UND goalie Zane Gothberg was asked if he has to change his game with the younger defensemen in the lineup.

“I don’t think so at all,” Gothberg said. “If anything, the game will change trying to help them feel more comfortable, feel more relaxed back there. Just try to help out, whether it’s in practice, or games. Big thing is… what kind of goes underrated, is communication, on the ice too. It’s one thing that we have being to establish in the backend, whether it’s playing the puck to our defensemen or breaking out, we try to communicate as much as we can. So, I think that will be the only thing that would change when it comes to our game.”

Paul LaDue, UND Athletics/Eric Classen
Paul LaDue, UND Athletics/Eric Classen

I thought that I would explore this age factor further. Here’s the average age of each team in the National Collegiate Hockey Conference. The average age of a hockey player in the NCHC is 21.4 years old.

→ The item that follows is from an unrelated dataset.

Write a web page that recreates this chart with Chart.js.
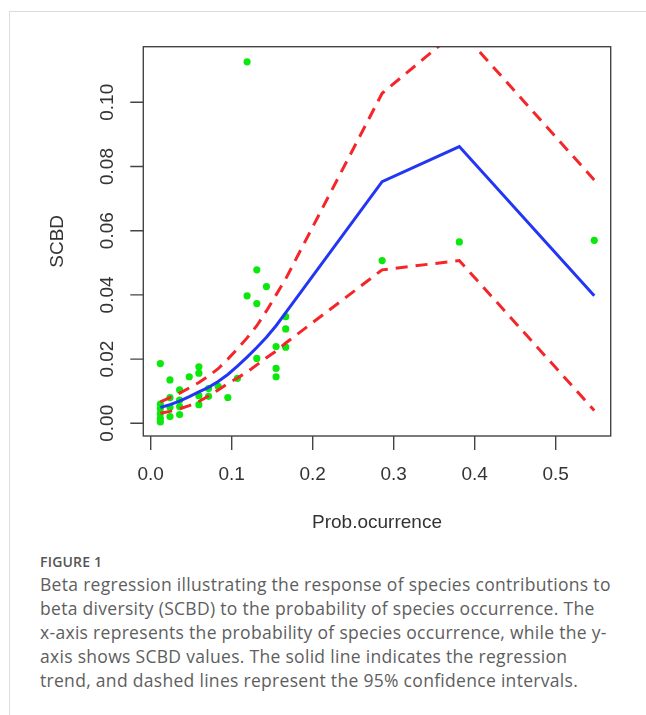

Looking at the numbers, UND is right there, age wise with the rest of the teams in the NCHC.

Colorado College, average age 21.1
Denver, average age 21.1
Miami, average age 21.1
North Dakota, average age, 21.2
Minnesota Duluth, average age 21.3
Western Michigan, average age 21.6
Nebraska-Omaha, average age 21.9
Saint Cloud State University, average age 21.9

So there you have it. UND is about the middle of the pack when it comes to age. So, those that say that UND is a young hockey team can probably cease with that argument, every team in the NCHC  is young. So don’t go there.